Secure Access to Your Webcast with Easy-to-Use Features
If you’re using DIY webcasting software, the easiest and best way to secure your webcast is to prevent unauthorized users from accessing it. For example, here are the most common ways you can control access to your event if you’re using the Convey self-service webcast platform.
Enable Referral Checking
The “Referral Checking” feature prevents the event URL from being accessed directly. Viewers can access the webcast only if they enter from one of the URLs on a referral list. Commonly used for internal-only company meetings, this feature will require viewers to log in to the company portal to access the webcast.
Enable Password Protection
There are a few password protection features you can select.

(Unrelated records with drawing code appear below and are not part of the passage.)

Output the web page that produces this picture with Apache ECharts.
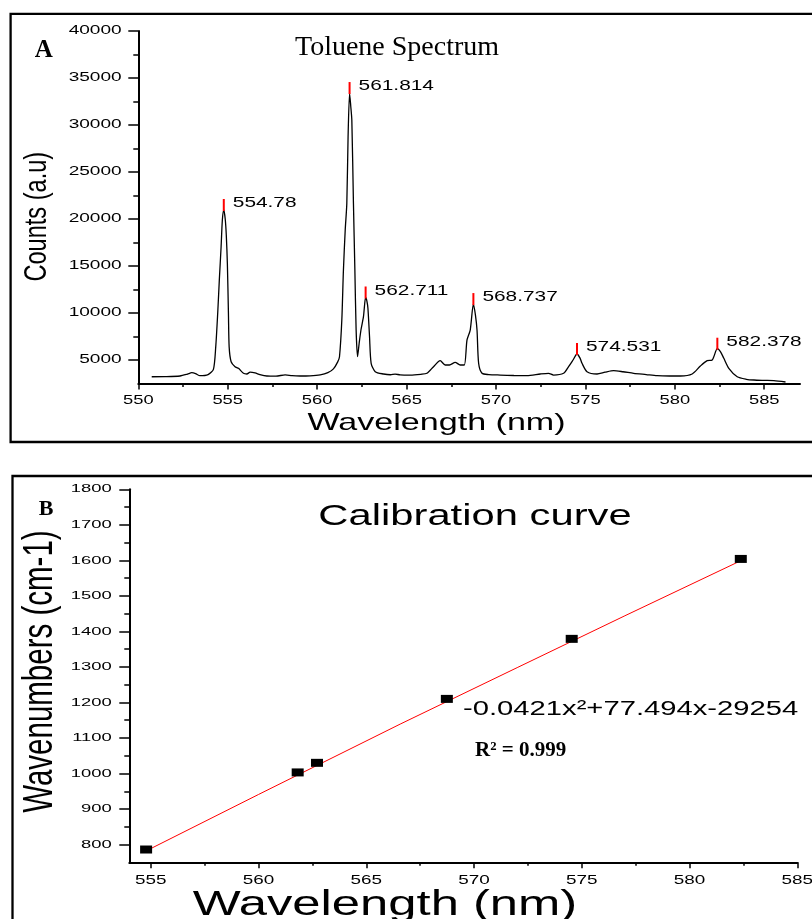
<!DOCTYPE html>
<html>
<head>
<meta charset="utf-8">
<script src="https://cdn.jsdelivr.net/npm/echarts@6/dist/echarts.min.js"></script>
<style>
  html, body { margin: 0; padding: 0; background: #fff; }
  #chart { width: 812px; height: 919px; }
</style>
</head>
<body>
<div id="chart"></div>
<script>
// ---- Panel A: toluene emission spectrum ----
const wavelength = [
  550.75, 551.5, 552.33, 552.75, 552.99, 553.2, 553.45, 553.9, 554.2, 554.33,
  554.44, 554.53, 554.63, 554.70, 554.78, 554.86, 554.92, 554.98, 555.04, 555.08,
  555.19, 555.41, 555.60, 555.88, 556.07, 556.25, 556.53, 556.8, 557.19, 557.7,
  558.21, 558.6, 559.05, 559.6, 560.17, 560.6, 560.91, 561.15, 561.25, 561.38,
  561.47, 561.57, 561.66, 561.73, 561.814, 561.88, 561.94, 562.03, 562.11, 562.18,
  562.26, 562.35, 562.45, 562.59, 562.711, 562.78, 562.84, 562.93, 563.02, 563.25,
  563.71, 564.1, 564.36, 564.64, 565.2, 565.8, 566.14, 566.51, 566.88, 567.16,
  567.40, 567.72, 568.0, 568.23, 568.38, 568.56, 568.737, 568.85, 568.94, 569.03,
  569.22, 569.6, 570.24, 571.0, 571.73, 572.48, 572.94, 573.22, 573.78, 574.06,
  574.31, 574.531, 574.7, 574.81, 575.09, 575.65, 576.1, 576.58, 577.1, 577.70,
  578.4, 579.01, 579.7, 580.31, 580.97, 581.43, 581.81, 582.09, 582.378, 582.55,
  582.74, 583.02, 583.49, 584.0, 584.42, 585.0, 585.54, 586.19
];
const counts = [
  3220, 3230, 3300, 3500, 3650, 3560, 3330, 3450, 4000, 6400,
  9970, 13500, 17050, 19890, 20960, 20000, 18300, 15290, 9970, 6400,
  4820, 4290, 4120, 3585, 3510, 3700, 3620, 3450, 3300, 3280,
  3420, 3330, 3300, 3320, 3420, 3650, 4050, 4800, 5350, 9255,
  14575, 18830, 21670, 28750, 33400, 32000, 30530, 21670, 14575, 8190,
  5350, 6780, 8190, 9610, 11650, 11300, 10500, 7480, 4650, 3755,
  3510, 3430, 3500, 3420, 3400, 3480, 3585, 4290, 4930, 4470,
  4470, 4750, 4470, 4470, 7130, 8190, 10950, 9800, 8190, 4650,
  3585, 3450, 3400, 3350, 3330, 3510, 3585, 3400, 3585, 4290,
  5000, 5640, 5200, 4650, 3755, 3510, 3700, 3860, 3750, 3585,
  3450, 3330, 3300, 3300, 3510, 4360, 4930, 5000, 6200, 5900,
  5180, 4120, 3220, 2950, 2870, 2830, 2800, 2660
];
const peakWavelengths = [554.78, 561.814, 562.711, 568.737, 574.531, 582.378];
const peakLabels = ['554.78', '561.814', '562.711', '568.737', '574.531', '582.378'];

const specXMajor = [550, 555, 560, 565, 570, 575, 580, 585];
const specXMinor = [552.5, 557.5, 562.5, 567.5, 572.5, 577.5, 582.5];
const specYMajor = [5000, 10000, 15000, 20000, 25000, 30000, 35000, 40000];
const specYMinor = [7500, 12500, 17500, 22500, 27500, 32500, 37500];

// ---- Panel B: calibration curve ----
const calibWavelength = [554.78, 561.814, 562.711, 568.737, 574.531, 582.378];
const calibWavenumber = [786, 1003, 1030, 1210, 1379, 1604];
const fitWavelength = [554.78, 560, 566.57, 572, 577, 582.38];
const fitWavenumber = [782, 941, 1139, 1298, 1444, 1599];

const calXMajor = [555, 560, 565, 570, 575, 580, 585];
const calXMinor = [557.5, 562.5, 567.5, 572.5, 577.5, 582.5];
const calYMajor = [800, 900, 1000, 1100, 1200, 1300, 1400, 1500, 1600, 1700, 1800];
const calYMinor = [850, 950, 1050, 1150, 1250, 1350, 1450, 1550, 1650, 1750];

const SANS = "'Liberation Sans', Arial, Helvetica, sans-serif";
const SERIF = "'Liberation Serif', 'Times New Roman', Times, serif";

const chart = echarts.init(document.getElementById('chart'), null, { renderer: 'canvas' });

function axis(gridIndex, min, max, ticks, len, showLine, position) {
  return {
    type: 'value', gridIndex, min, max, position,
    axisLine: { show: showLine, onZero: false, lineStyle: { color: '#000', width: 2 } },
    axisTick: { show: true, customValues: ticks, length: len, inside: false,
                lineStyle: { color: '#000', width: 1.5 } },
    axisLabel: { show: false },
    splitLine: { show: false },
    minorTick: { show: false }
  };
}

const peakData = peakWavelengths.map(w => [w, counts[wavelength.indexOf(w)]]);

chart.setOption({
  animation: false,
  backgroundColor: '#fff',
  grid: [
    { left: 138.3, top: 31, right: 12, bottom: 535.5, containLabel: false },
    { left: 129.3, top: 489.3, right: 14.7, bottom: 56.7, containLabel: false }
  ],
  xAxis: [
    axis(0, 550, 587, specXMajor, 6, true, 'bottom'),
    axis(0, 550, 587, specXMinor, 3.5, false, 'bottom'),
    axis(1, 554, 585, calXMajor, 6, true, 'bottom'),
    axis(1, 554, 585, calXMinor, 3.5, false, 'bottom')
  ],
  yAxis: [
    axis(0, 2500, 40000, specYMajor, 10, true, 'left'),
    axis(0, 2500, 40000, specYMinor, 5, false, 'left'),
    axis(1, 750, 1800, calYMajor, 10, true, 'left'),
    axis(1, 750, 1800, calYMinor, 5, false, 'left')
  ],
  series: [
    {
      type: 'line', xAxisIndex: 0, yAxisIndex: 0,
      data: wavelength.map((w, i) => [w, counts[i]]),
      symbol: 'none', smooth: 0.25,
      lineStyle: { color: '#000', width: 1.3 }, z: 2
    },
    {
      type: 'scatter', xAxisIndex: 0, yAxisIndex: 0,
      data: peakData, symbol: 'rect', symbolSize: [2, 12], symbolOffset: [0, -5],
      itemStyle: { color: '#ff0000', opacity: 1 }, z: 3
    },
    {
      type: 'line', xAxisIndex: 2, yAxisIndex: 2,
      data: fitWavelength.map((w, i) => [w, fitWavenumber[i]]),
      symbol: 'none', lineStyle: { color: '#ff0000', width: 1 }, z: 2
    },
    {
      type: 'scatter', xAxisIndex: 2, yAxisIndex: 2,
      data: calibWavelength.map((w, i) => [w, calibWavenumber[i]]),
      symbol: 'rect', symbolSize: [12, 8], itemStyle: { color: '#000', opacity: 1 }, z: 4
    }
  ]
});

// Text elements (the sans-serif lettering is horizontally stretched)
function txt(text, x, y, o) {
  return {
    type: 'text', x, y, silent: true,
    scaleX: o.sx || 1, scaleY: o.sy || 1, rotation: o.rot || 0,
    style: {
      text, fill: '#000',
      fontSize: o.size, fontFamily: o.family || SANS, fontWeight: o.weight || 'normal',
      align: o.align || 'center', verticalAlign: o.valign || 'middle'
    },
    z: 10
  };
}

const g = [];
// panel frames
g.push({ type: 'rect', silent: true, shape: { x: 10.6, y: 13.8, width: 830, height: 428.2 },
         style: { fill: 'none', stroke: '#000', lineWidth: 2.3 }, z: 1 });
g.push({ type: 'rect', silent: true, shape: { x: 12.5, y: 476, width: 830, height: 480 },
         style: { fill: 'none', stroke: '#000', lineWidth: 2.3 }, z: 1 });

const pA = v => chart.convertToPixel({ gridIndex: 0 }, v);
const pB = v => chart.convertToPixel({ gridIndex: 1 }, v);

// Panel A tick labels
specXMajor.forEach(v => { const p = pA([v, 2500]); g.push(txt(String(v), p[0], 400.5, { size: 13, sx: 1.41 })); });
specYMajor.forEach(v => { const p = pA([550, v]); g.push(txt(String(v), 121.7, p[1], { size: 12, sx: 1.59, align: 'right' })); });
// Panel A peak labels
peakData.forEach((d, i) => {
  const p = pA(d);
  g.push(txt(peakLabels[i], p[0] + 9, p[1] - 7, { size: 15, sx: 1.39, align: 'left' }));
});
// Panel A titles
g.push(txt('A', 43.8, 50.5, { size: 25, family: SERIF, weight: 'bold' }));
g.push(txt('Toluene Spectrum', 295, 47.5, { size: 28, family: SERIF, align: 'left' }));
g.push(txt('Wavelength (nm)', 436.5, 423, { size: 24, sx: 1.42 }));
g.push(txt('Counts (a.u)', 37.7, 216.7, { size: 23.6, sy: 1.35, rot: Math.PI / 2 }));

// Panel B tick labels
calXMajor.forEach(v => { const p = pB([v, 750]); g.push(txt(String(v), p[0], 880.5, { size: 12.6, sx: 1.5 })); });
calYMajor.forEach(v => { const p = pB([554, v]); g.push(txt(String(v), 111.7, p[1], { size: 11.5, sx: 1.6, align: 'right' })); });
// Panel B titles and annotations
g.push(txt('B', 46, 509, { size: 22, family: SERIF, weight: 'bold' }));
g.push(txt('Calibration curve', 475, 517, { size: 29, sx: 1.44 }));
g.push(txt('-0.0421x²+77.494x-29254', 463, 709, { size: 20, sx: 1.46, align: 'left' }));
g.push(txt('R² = 0.999', 475, 750.5, { size: 21, family: SERIF, weight: 'bold', align: 'left' }));
g.push(txt('Wavelength (nm)', 385, 905.5, { size: 35, sx: 1.45 }));
g.push(txt('Wavenumbers (cm-1)', 40.3, 671.6, { size: 29.5, sy: 1.41, rot: Math.PI / 2 }));

chart.setOption({ graphic: { elements: g } });
</script>
</body>
</html>
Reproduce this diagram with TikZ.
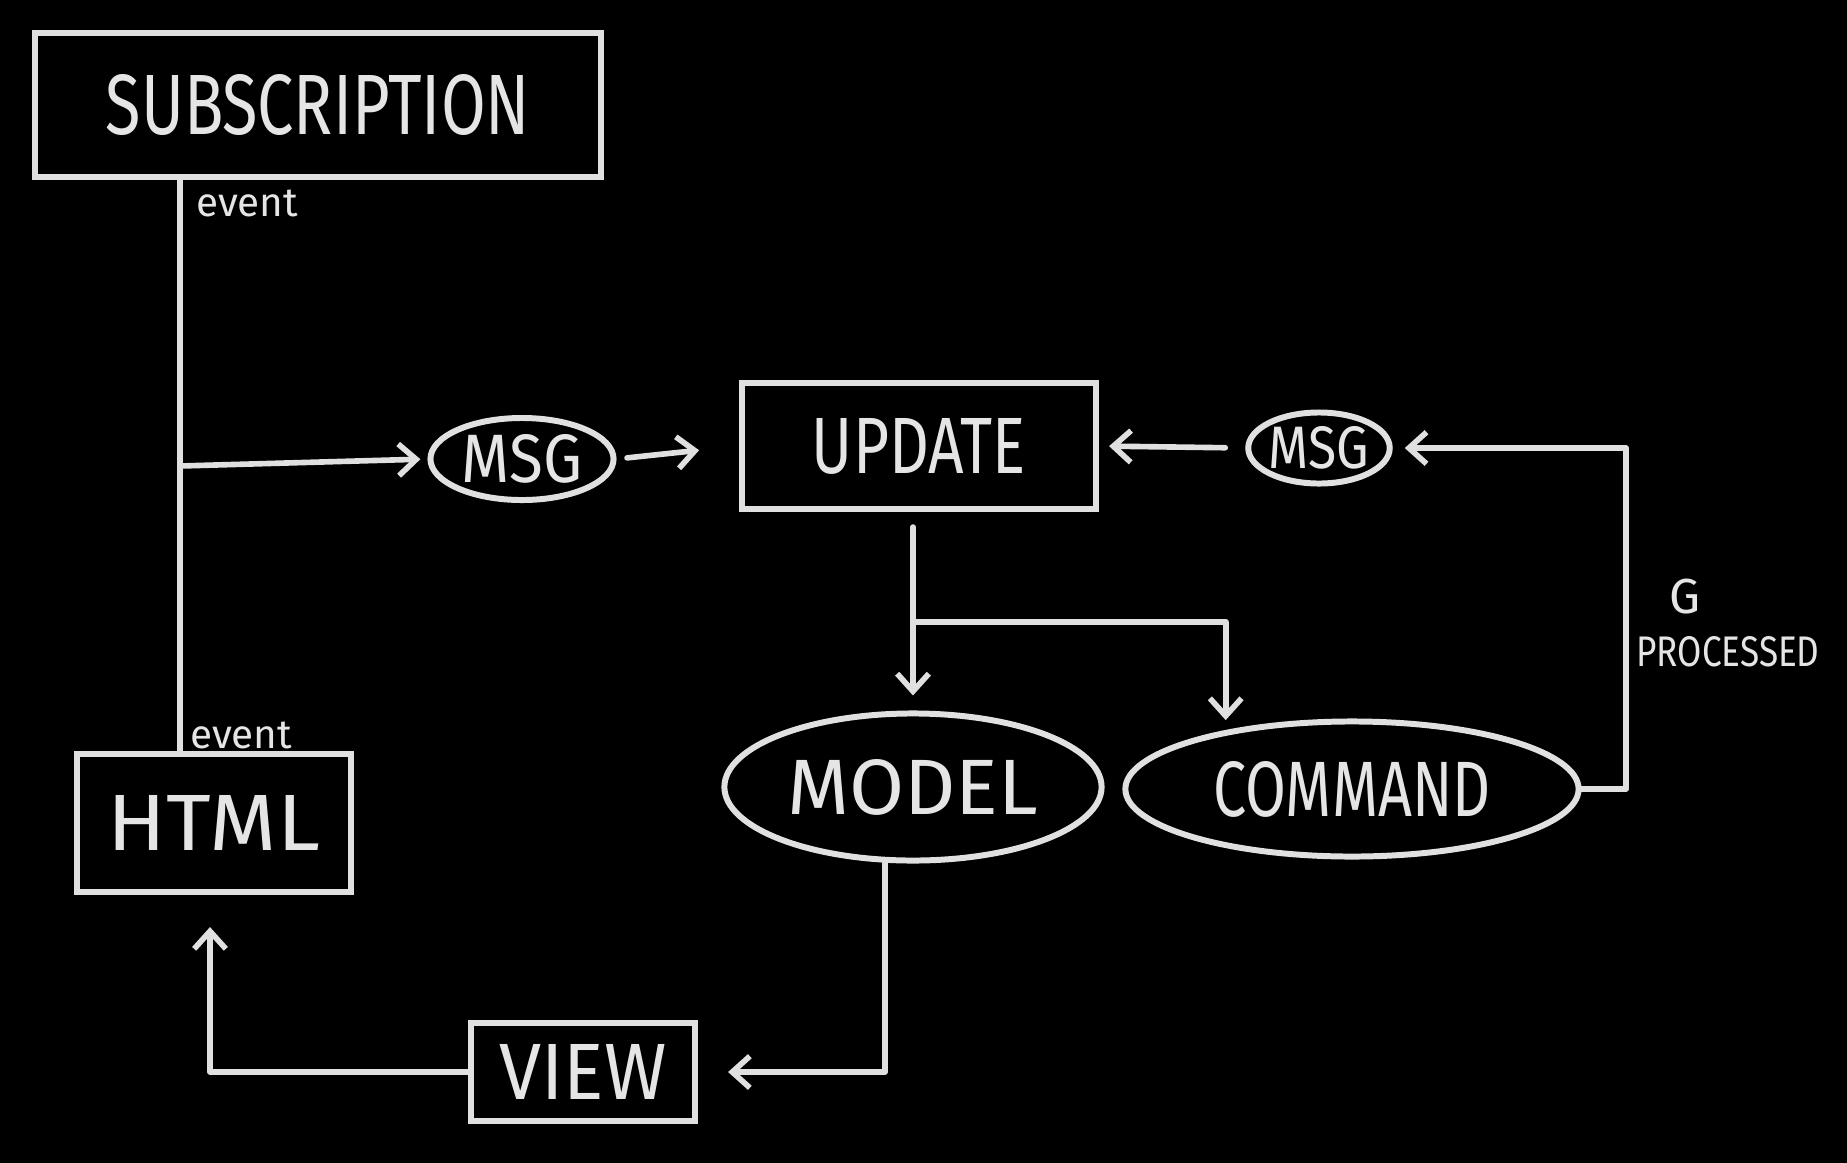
\documentclass[tikz,border=0pt]{standalone}
\usepackage{graphicx}
\usepackage{fontspec}
\setmainfont{Fira Sans}
\usetikzlibrary{shapes.geometric,arrows.meta,calc}
\newcommand{\hw}[3]{\resizebox{#1}{#2}{#3}}
\begin{document}
\begin{tikzpicture}[x=0.01cm,y=-0.01cm,
  chalk/.style={draw=white!88!black, line width=1.7pt},
  boxn/.style={chalk, rectangle, inner sep=0pt, text=white!90!black},
  ovaln/.style={chalk, ellipse, inner sep=0pt, text=white!90!black},
  conn/.style={draw=white!88!black, line width=1.6pt, line join=round, line cap=round},
  arr/.style={conn, -{Straight Barb[length=5pt,width=9pt,line width=1.6pt]}},
  lbl/.style={text=white!90!black, inner sep=1pt, font=\fontsize{11.5}{12}\selectfont}
]
\fill[black] (0,0) rectangle (1847,1163);
\useasboundingbox (0,0) rectangle (1847,1163);

% nodes
\node[boxn, minimum width=5.66cm, minimum height=1.44cm] (sub) at (318,105) {\hw{4.24cm}{0.6cm}{SUBSCRIPTION}};
\node[boxn, minimum width=2.74cm, minimum height=1.38cm] (html) at (214,823) {\hw{2.12cm}{0.55cm}{HTML}};
\node[boxn, minimum width=3.54cm, minimum height=1.26cm] (upd) at (919,446) {\hw{2.14cm}{0.55cm}{UPDATE}};
\node[boxn, minimum width=2.24cm, minimum height=0.97cm] (view) at (583,1072) {\hw{1.67cm}{0.55cm}{VIEW}};
\node[ovaln, minimum width=1.83cm, minimum height=0.82cm] (msg1) at (522,459) {\hw{1.2cm}{0.48cm}{MSG}};
\node[ovaln, minimum width=1.30cm, minimum height=0.71cm] (msg2) at (1319,448) {\hw{1.0cm}{0.42cm}{MSG}};
\node[ovaln, minimum width=3.77cm, minimum height=1.47cm] (model) at (913,787) {\hw{2.5cm}{0.55cm}{MODEL}};
\node[ovaln, minimum width=4.53cm, minimum height=1.35cm] (cmd) at (1352,789) {\hw{2.77cm}{0.55cm}{COMMAND}};

% labels
\node[lbl, anchor=west] (ev1) at (192,203) {event};
\node[lbl, anchor=west] (ev2) at (186,735) {event};
\node[lbl, anchor=center, font=\fontsize{14}{15}\selectfont] (g) at (1685,597) {G};
\node[anchor=center, text=white!90!black, inner sep=0pt] (proc) at (1728,652) {\hw{1.83cm}{0.3cm}{PROCESSED}};

% coordinates
\coordinate (jn) at (180,466);
\coordinate (rc) at (1626,0);
\coordinate (br) at (913,622);
\coordinate (mr) at (885,0);
\coordinate (hc) at (210,0);

% connectors
\draw[conn] (sub.south -| jn) -- (html.north -| jn);
\draw[arr, shorten >=2pt] (jn) -- (msg1.west);
\draw[arr, shorten <=3pt, shorten >=0.4cm] (msg1.east) -- (upd.west);
\draw[arr, shorten <=0.2cm, shorten >=0.1cm] (msg2.west) -- (upd.east);
\draw[arr, shorten >=0.12cm] (cmd.east) -- (cmd.east -| rc) -- (msg2.east -| rc) -- (msg2.east);
\draw[arr, shorten <=0.15cm, shorten >=0.15cm] (upd.south -| model.north) -- (model.north);
\draw[arr, shorten >=0.1cm] (br) -| (cmd.155);
\draw[arr, shorten >=0.3cm] (model.south -| mr) -- (mr |- view.east) -- (view.east);
\draw[arr, shorten >=0.32cm] (view.west) -- (hc |- view.west) -- (hc |- html.south);
\end{tikzpicture}
\end{document}
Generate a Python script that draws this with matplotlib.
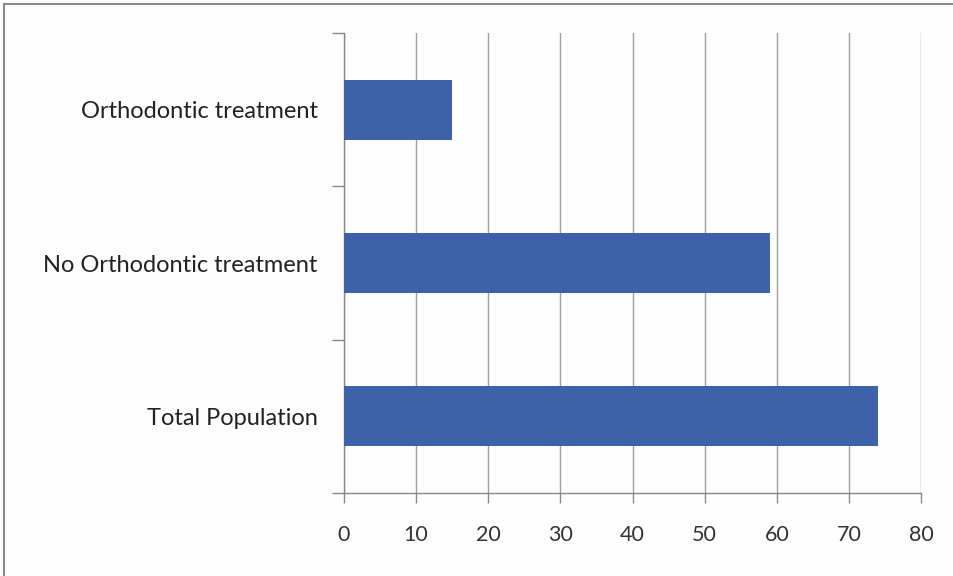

Depending on the options you select during the event setup, you can require a password for the registration page, log-in form, or both. The “Password” feature allows viewers to access your event’s landing page but prevents them from entering the presentation if they don’t have the password.
The “Password Protect Login” feature allows you to set a password that registrants must use to enter your event. The password is distributed in the registration confirmation and event reminder emails by default. For an additional layer of security, you can also require viewers to use this same password to complete the registration form.
The “Site Lockout” feature requires viewers to enter a site key and passcode to join your event. Viewers are prompted to enter the site key and passcode before they reach the event landing page where they register or log in. This feature is typically used for highly sensitive or confidential events, as it prevents unauthorized viewers from seeing your event’s branding, title, description, and other information.
Limit Simultaneous Logins
The “Limit Simultaneous Logins” option prevents a login from being shared by multiple viewers. You can choose the number of active viewing sessions allowed for each email address.
Limit Access to Your Presentation
You can place additional controls on access to your presentation by enabling the “Viewer IP,” “Viewer Email Address,” or “Viewer Domain” options. You can also add a list of only those viewers authorized to access the presentation. Conversely, you can add a list of viewers who are blocked from accessing the presentation.
Lastly, you also want to ensure that your entire webcast system runs over Secure Sockets Layer technology, or SSL (indicated by a URL that begins with “https:”). SSL establishes an encrypted link between a web server and a web browser.